» Problem to solve:
Without any pictures, restate the lines from the one containing "Rebuild this diagram" to the one containing "(t) -- (j.east);", word for word, ends included.

(Rows from a dataset of charts and code)
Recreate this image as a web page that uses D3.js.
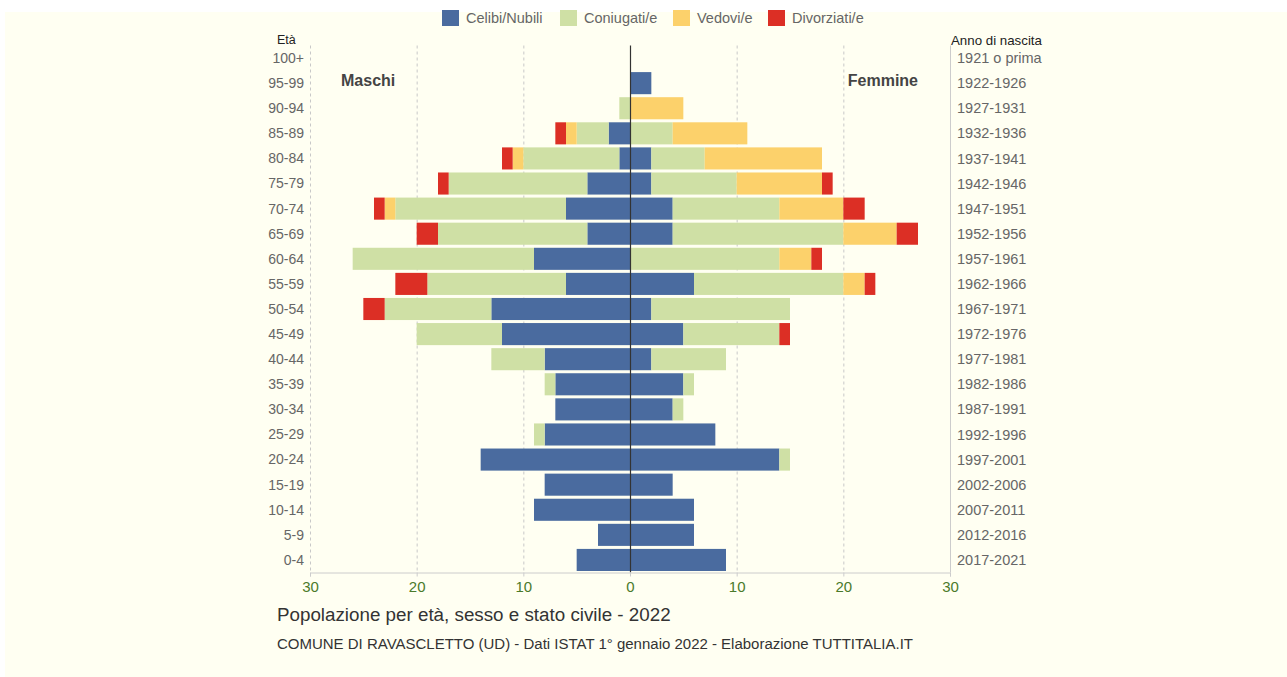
<!DOCTYPE html>
<html>
<head>
<meta charset="utf-8">
<script src="https://cdn.jsdelivr.net/npm/d3@7"></script>
<style>
  body { margin: 0; background: #ffffff; font-family: "Liberation Sans", Arial, sans-serif; }
  svg text { font-family: "Liberation Sans", Arial, sans-serif; }
</style>
</head>
<body>
<svg id="chart" width="1287" height="677"></svg>
<script>
// Classi di età (dall'alto verso il basso) e anni di nascita
const AGES = ["100+", "95-99", "90-94", "85-89", "80-84", "75-79", "70-74", "65-69", "60-64", "55-59",
  "50-54", "45-49", "40-44", "35-39", "30-34", "25-29", "20-24", "15-19", "10-14", "5-9", "0-4"];
const YEARS = ["1921 o prima", "1922-1926", "1927-1931", "1932-1936", "1937-1941", "1942-1946", "1947-1951",
  "1952-1956", "1957-1961", "1962-1966", "1967-1971", "1972-1976", "1977-1981", "1982-1986", "1987-1991",
  "1992-1996", "1997-2001", "2002-2006", "2007-2011", "2012-2016", "2017-2021"];

// Maschi
const M_CELIBI     = [0, 0, 0, 2, 1, 4, 6, 4, 9, 6, 13, 12, 8, 7, 7, 8, 14, 8, 9, 3, 5];
const M_CONIUGATI  = [0, 0, 1, 3, 9, 13, 16, 14, 17, 13, 10, 8, 5, 1, 0, 1, 0, 0, 0, 0, 0];
const M_VEDOVI     = [0, 0, 0, 1, 1, 0, 1, 0, 0, 0, 0, 0, 0, 0, 0, 0, 0, 0, 0, 0, 0];
const M_DIVORZIATI = [0, 0, 0, 1, 1, 1, 1, 2, 0, 3, 2, 0, 0, 0, 0, 0, 0, 0, 0, 0, 0];

// Femmine
const F_NUBILI     = [0, 2, 0, 0, 2, 2, 4, 4, 0, 6, 2, 5, 2, 5, 4, 8, 14, 4, 6, 6, 9];
const F_CONIUGATE  = [0, 0, 0, 4, 5, 8, 10, 16, 14, 14, 13, 9, 7, 1, 1, 0, 1, 0, 0, 0, 0];
const F_VEDOVE     = [0, 0, 5, 7, 11, 8, 6, 5, 3, 2, 0, 0, 0, 0, 0, 0, 0, 0, 0, 0, 0];
const F_DIVORZIATE = [0, 0, 0, 0, 0, 1, 2, 2, 1, 1, 0, 1, 0, 0, 0, 0, 0, 0, 0, 0, 0];

const LEGEND = ["Celibi/Nubili", "Coniugati/e", "Vedovi/e", "Divorziati/e"];
const COLORS = ["#4a6b9f", "#cfe0a5", "#fcd16b", "#dc2f25"];
const X_TICKS = [-30, -20, -10, 0, 10, 20, 30];

const svg = d3.select("#chart");

// Sfondo avorio
svg.append("rect").attr("x", 5).attr("y", 12).attr("width", 1282).attr("height", 665).attr("fill", "#fffff2");

const LEFT = 310, RIGHT = 950, TOP = 45.5, BOTTOM = 572.5;

const x = d3.scaleLinear().domain([-30, 30]).range([LEFT, RIGHT]);
const y = d3.scaleBand().domain(AGES).range([TOP, BOTTOM]).paddingInner(0.12).paddingOuter(0.06);

// Griglia tratteggiata
svg.append("g").selectAll("line")
  .data([-30, -20, -10, 10, 20])
  .join("line")
  .attr("x1", d => x(d) + 0.5).attr("x2", d => x(d) + 0.5)
  .attr("y1", TOP).attr("y2", BOTTOM)
  .attr("stroke", "#c8c8c8").attr("stroke-dasharray", "3,3");

// Linea destra grigia
svg.append("line").attr("x1", x(30) + 0.5).attr("x2", x(30) + 0.5).attr("y1", TOP).attr("y2", BOTTOM)
  .attr("stroke", "#cccccc");

// Costruzione degli stack
const maleSeries = [M_CELIBI, M_CONIUGATI, M_VEDOVI, M_DIVORZIATI];
const femaleSeries = [F_NUBILI, F_CONIUGATE, F_VEDOVE, F_DIVORZIATE];

function stackRows(series, sign) {
  const rows = [];
  AGES.forEach((age, i) => {
    let acc = 0;
    series.forEach((s, k) => {
      const v = s[i];
      if (v > 0) rows.push({ age, k, x0: sign * acc, x1: sign * (acc + v) });
      acc += v;
    });
  });
  return rows;
}

const bars = stackRows(maleSeries, -1).concat(stackRows(femaleSeries, 1));
svg.append("g").selectAll("rect")
  .data(bars)
  .join("rect")
  .attr("x", d => x(Math.min(d.x0, d.x1)))
  .attr("width", d => Math.abs(x(d.x1) - x(d.x0)))
  .attr("y", d => y(d.age))
  .attr("height", y.bandwidth())
  .attr("fill", d => COLORS[d.k]);

// Linea centrale
svg.append("line").attr("x1", x(0) + 0.5).attr("x2", x(0) + 0.5).attr("y1", TOP).attr("y2", BOTTOM)
  .attr("stroke", "#333333").attr("stroke-width", 1.2);

// Asse inferiore
const xAxis = d3.axisBottom(x).tickValues(X_TICKS)
  .tickFormat(d => Math.abs(d)).tickSize(4);
const gx = svg.append("g").attr("transform", `translate(0,${BOTTOM})`).call(xAxis);
gx.select(".domain").attr("stroke", "#cccccc");
gx.selectAll(".tick line").attr("stroke", "#cccccc");
gx.selectAll(".tick text").attr("fill", "#4b7a2b").attr("font-size", 15).attr("dy", "0.85em");

// Etichette età
svg.append("g").selectAll("text")
  .data(AGES)
  .join("text")
  .attr("x", LEFT - 6)
  .attr("y", d => y(d) + y.bandwidth() / 2)
  .attr("dy", "0.35em")
  .attr("text-anchor", "end")
  .attr("font-size", 14)
  .attr("fill", "#666666")
  .text(d => d);

// Etichette anno di nascita
svg.append("g").selectAll("text")
  .data(YEARS)
  .join("text")
  .attr("x", RIGHT + 7)
  .attr("y", (d, i) => y(AGES[i]) + y.bandwidth() / 2)
  .attr("dy", "0.35em")
  .attr("font-size", 14.5)
  .attr("fill", "#666666")
  .text(d => d);

svg.append("text").attr("x", 277).attr("y", 44).attr("font-size", 12.5).attr("fill", "#222").text("Età");
svg.append("text").attr("x", 951).attr("y", 45).attr("font-size", 13.3).attr("fill", "#222").text("Anno di nascita");

svg.append("text").attr("x", 341).attr("y", 86).attr("font-size", 16).attr("font-weight", "bold")
  .attr("fill", "#444").text("Maschi");
svg.append("text").attr("x", 918).attr("y", 86).attr("font-size", 16).attr("font-weight", "bold")
  .attr("text-anchor", "end").attr("fill", "#444").text("Femmine");

// Legenda
const legendX = [442, 560, 673, 768];
const lg = svg.append("g").selectAll("g")
  .data(LEGEND)
  .join("g")
  .attr("transform", (d, i) => `translate(${legendX[i]},10)`);
lg.append("rect").attr("width", 17).attr("height", 16).attr("fill", (d, i) => COLORS[i]);
lg.append("text").attr("x", 24).attr("y", 13).attr("font-size", 14.5).attr("fill", "#666").text(d => d);

// Titoli
svg.append("text").attr("x", 277).attr("y", 621).attr("font-size", 18.8).attr("fill", "#333")
  .text("Popolazione per età, sesso e stato civile - 2022");
svg.append("text").attr("x", 277).attr("y", 649).attr("font-size", 14)
  .attr("textLength", 636).attr("lengthAdjust", "spacingAndGlyphs").attr("fill", "#333")
  .text("COMUNE DI RAVASCLETTO (UD) - Dati ISTAT 1° gennaio 2022 - Elaborazione TUTTITALIA.IT");
</script>
</body>
</html>
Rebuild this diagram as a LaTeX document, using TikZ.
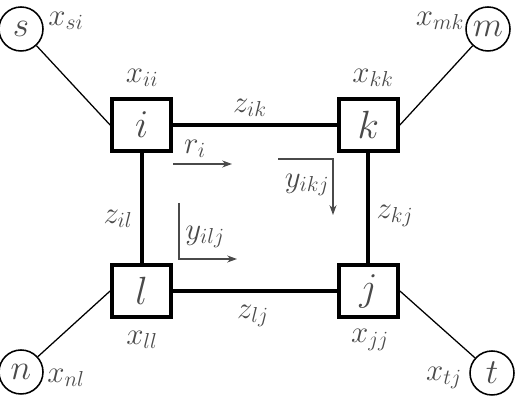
\RequirePackage{fix-cm}
\documentclass[tikz,border=0pt]{standalone}
\usepackage{tikz}
\usetikzlibrary{arrows.meta, positioning}
\definecolor{ink}{HTML}{4A4A4A}

\begin{document}
\begin{tikzpicture}[
      box/.style={draw, rectangle, line width=0.1cm,
                  minimum width=1.475cm, minimum height=1.3cm,
                  font=\fontsize{28}{30}\selectfont, text=ink},
      hub/.style={draw, circle, line width=1.1pt, minimum size=1.1cm,
                  inner sep=0pt, font=\fontsize{25}{27}\selectfont, text=ink},
      lbl/.style={font=\fontsize{22}{24}\selectfont, text=ink, inner sep=1pt},
      link/.style={line width=0.1cm},
      spoke/.style={line width=0.9pt},
      flow/.style={-{Stealth[length=7pt, width=5pt]}, line width=0.9pt, draw=ink}
    ]
    \useasboundingbox (0,0) rectangle (13.075,10.4);

    % end nodes
    \node[hub] (s) at (0.525, 9.675) {$s$};
    \node[hub] (m) at (12.2,  9.675) {$m$};
    \node[hub] (n) at (0.525, 1.1)   {$n$};
    \node[hub] (t) at (12.3,  1.075) {$t$};

    % inner nodes
    \node[box] (i) at (3.54, 7.275) {$i$};
    \node[box] (k) at (9.21, 7.275) {$k$};
    \node[box] (l) at (3.54, 3.125) {$l$};
    \node[box] (j) at (9.21, 3.125) {$j$};

    \draw[link] (i) -- (k);
    \draw[link] (k) -- (j);
    \draw[link] (i) -- (l);
    \draw[link] (l) -- (j);

    \draw[spoke] (s) -- (i.west);
    \draw[spoke] (m) -- (k.east);
    \draw[spoke] (n) -- (l.west);
    \draw[spoke] (t) -- (j.east);

    % labels
    \node[lbl] (xsi) at (1.65,  9.875) {$x_{si}$};
    \node[lbl] (xmk) at (11.0,  9.875) {$x_{mk}$};
    \node[lbl] (xii) at (3.55,  8.45)  {$x_{ii}$};
    \node[lbl] (xkk) at (9.325, 8.45)  {$x_{kk}$};
    \node[lbl] (zik) at (6.25,  7.7)   {$z_{ik}$};
    \node[lbl] (ri)  at (4.875, 6.675) {$r_{i}$};
    \node[lbl] (yikj) at (7.675,5.775) {$y_{ikj}$};
    \node[lbl] (zil) at (2.95,  4.925) {$z_{il}$};
    \node[lbl] (yilj) at (5.125,4.475) {$y_{ilj}$};
    \node[lbl] (zkj) at (9.875, 5.0)   {$z_{kj}$};
    \node[lbl] (zlj) at (6.325, 2.5)   {$z_{lj}$};
    \node[lbl] (xll) at (3.55,  1.9)   {$x_{ll}$};
    \node[lbl] (xjj) at (9.25,  1.9)   {$x_{jj}$};
    \node[lbl] (xnl) at (1.65,  0.95)  {$x_{nl}$};
    \node[lbl] (xtj) at (11.1,  0.95)  {$x_{tj}$};

    % flow arrows
    \coordinate (r0) at (4.325, 6.3);
    \coordinate (r1) at (5.8,   6.3);
    \coordinate (a0) at (6.95,  6.425);
    \coordinate (a1) at (8.325, 6.425);
    \coordinate (a2) at (8.325, 5.025);
    \coordinate (b0) at (4.475, 5.325);
    \coordinate (b1) at (4.475, 3.925);
    \coordinate (b2) at (5.925, 3.925);

    \draw[flow] (r0) -- (r1);
    \draw[flow] (a0) -- (a1) -- (a2);
    \draw[flow] (b0) -- (b1) -- (b2);
  \end{tikzpicture}
\end{document}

» Full answer:
Rebuild this diagram as a LaTeX document, using TikZ.
\RequirePackage{fix-cm}
\documentclass[tikz,border=0pt]{standalone}
\usepackage{tikz}
\usetikzlibrary{arrows.meta, positioning}
\definecolor{ink}{HTML}{4A4A4A}

\begin{document}
\begin{tikzpicture}[
      box/.style={draw, rectangle, line width=0.1cm,
                  minimum width=1.475cm, minimum height=1.3cm,
                  font=\fontsize{28}{30}\selectfont, text=ink},
      hub/.style={draw, circle, line width=1.1pt, minimum size=1.1cm,
                  inner sep=0pt, font=\fontsize{25}{27}\selectfont, text=ink},
      lbl/.style={font=\fontsize{22}{24}\selectfont, text=ink, inner sep=1pt},
      link/.style={line width=0.1cm},
      spoke/.style={line width=0.9pt},
      flow/.style={-{Stealth[length=7pt, width=5pt]}, line width=0.9pt, draw=ink}
    ]
    \useasboundingbox (0,0) rectangle (13.075,10.4);

    % end nodes
    \node[hub] (s) at (0.525, 9.675) {$s$};
    \node[hub] (m) at (12.2,  9.675) {$m$};
    \node[hub] (n) at (0.525, 1.1)   {$n$};
    \node[hub] (t) at (12.3,  1.075) {$t$};

    % inner nodes
    \node[box] (i) at (3.54, 7.275) {$i$};
    \node[box] (k) at (9.21, 7.275) {$k$};
    \node[box] (l) at (3.54, 3.125) {$l$};
    \node[box] (j) at (9.21, 3.125) {$j$};

    \draw[link] (i) -- (k);
    \draw[link] (k) -- (j);
    \draw[link] (i) -- (l);
    \draw[link] (l) -- (j);

    \draw[spoke] (s) -- (i.west);
    \draw[spoke] (m) -- (k.east);
    \draw[spoke] (n) -- (l.west);
    \draw[spoke] (t) -- (j.east);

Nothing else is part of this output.